Material:
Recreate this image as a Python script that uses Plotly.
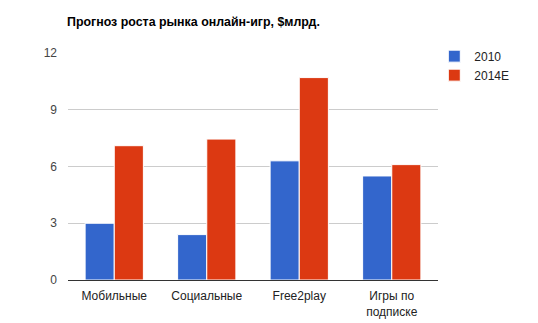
import plotly.graph_objects as go

categories = ["Мобильные", "Социальные", "Free2play", "Игры по<br>подписке"]
series_names = ["2010", "2014E"]
values_2010 = [3.0, 2.4, 6.3, 5.5]
values_2014 = [7.1, 7.45, 10.7, 6.1]
y_ticks = [0, 3, 6, 9, 12]

colors = ["#3366cc", "#dc3912"]
font_family = "Liberation Sans, Arial, sans-serif"

fig = go.Figure()
for name, vals, col in zip(series_names, [values_2010, values_2014], colors):
    fig.add_trace(go.Bar(
        x=categories, y=vals, name=name,
        marker=dict(color=col, line=dict(color="white", width=1)),
    ))

fig.update_layout(
    width=538, height=323,
    margin=dict(l=68, r=100, t=53, b=43),
    paper_bgcolor="white", plot_bgcolor="white",
    barmode="group", bargap=0.37, bargroupgap=0.0,
    font=dict(family=font_family, size=12, color="#222222"),
    title=dict(text="<b>Прогноз роста рынка онлайн-игр, $млрд.</b>",
               x=67 / 538, xanchor="left", y=1 - 22 / 323, yanchor="middle",
               font=dict(size=12.4, color="#000000")),
    legend=dict(x=0.99, xanchor="left", y=1.05, yanchor="top",
                font=dict(size=12, color="#222222"),
                itemwidth=30, tracegroupgap=0),
    showlegend=True,
)
fig.update_xaxes(showgrid=False, showline=True, linecolor="#333333", linewidth=1,
                 ticks="", tickfont=dict(size=12, color="#222222"),
                 ticklabelstandoff=5, automargin=False)
fig.update_yaxes(range=[0, 12], tickvals=y_ticks, showgrid=True, gridcolor="#cccccc",
                 gridwidth=1, zeroline=False, showline=False, ticks="",
                 tickfont=dict(size=12, color="#444444"), ticklabelstandoff=10,
                 automargin=False)

fig.write_html("out.html")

Task instructions: Reproduce all of the material above word for word. Omit the pictures.

Exercise solution:
Recreate this image as a Python script that uses Plotly.
import plotly.graph_objects as go

categories = ["Мобильные", "Социальные", "Free2play", "Игры по<br>подписке"]
series_names = ["2010", "2014E"]
values_2010 = [3.0, 2.4, 6.3, 5.5]
values_2014 = [7.1, 7.45, 10.7, 6.1]
y_ticks = [0, 3, 6, 9, 12]

colors = ["#3366cc", "#dc3912"]
font_family = "Liberation Sans, Arial, sans-serif"

fig = go.Figure()
for name, vals, col in zip(series_names, [values_2010, values_2014], colors):
    fig.add_trace(go.Bar(
        x=categories, y=vals, name=name,
        marker=dict(color=col, line=dict(color="white", width=1)),
    ))

fig.update_layout(
    width=538, height=323,
    margin=dict(l=68, r=100, t=53, b=43),
    paper_bgcolor="white", plot_bgcolor="white",
    barmode="group", bargap=0.37, bargroupgap=0.0,
    font=dict(family=font_family, size=12, color="#222222"),
    title=dict(text="<b>Прогноз роста рынка онлайн-игр, $млрд.</b>",
               x=67 / 538, xanchor="left", y=1 - 22 / 323, yanchor="middle",
               font=dict(size=12.4, color="#000000")),
    legend=dict(x=0.99, xanchor="left", y=1.05, yanchor="top",
                font=dict(size=12, color="#222222"),
                itemwidth=30, tracegroupgap=0),
    showlegend=True,
)
fig.update_xaxes(showgrid=False, showline=True, linecolor="#333333", linewidth=1,
                 ticks="", tickfont=dict(size=12, color="#222222"),
                 ticklabelstandoff=5, automargin=False)
fig.update_yaxes(range=[0, 12], tickvals=y_ticks, showgrid=True, gridcolor="#cccccc",
                 gridwidth=1, zeroline=False, showline=False, ticks="",
                 tickfont=dict(size=12, color="#444444"), ticklabelstandoff=10,
                 automargin=False)

fig.write_html("out.html")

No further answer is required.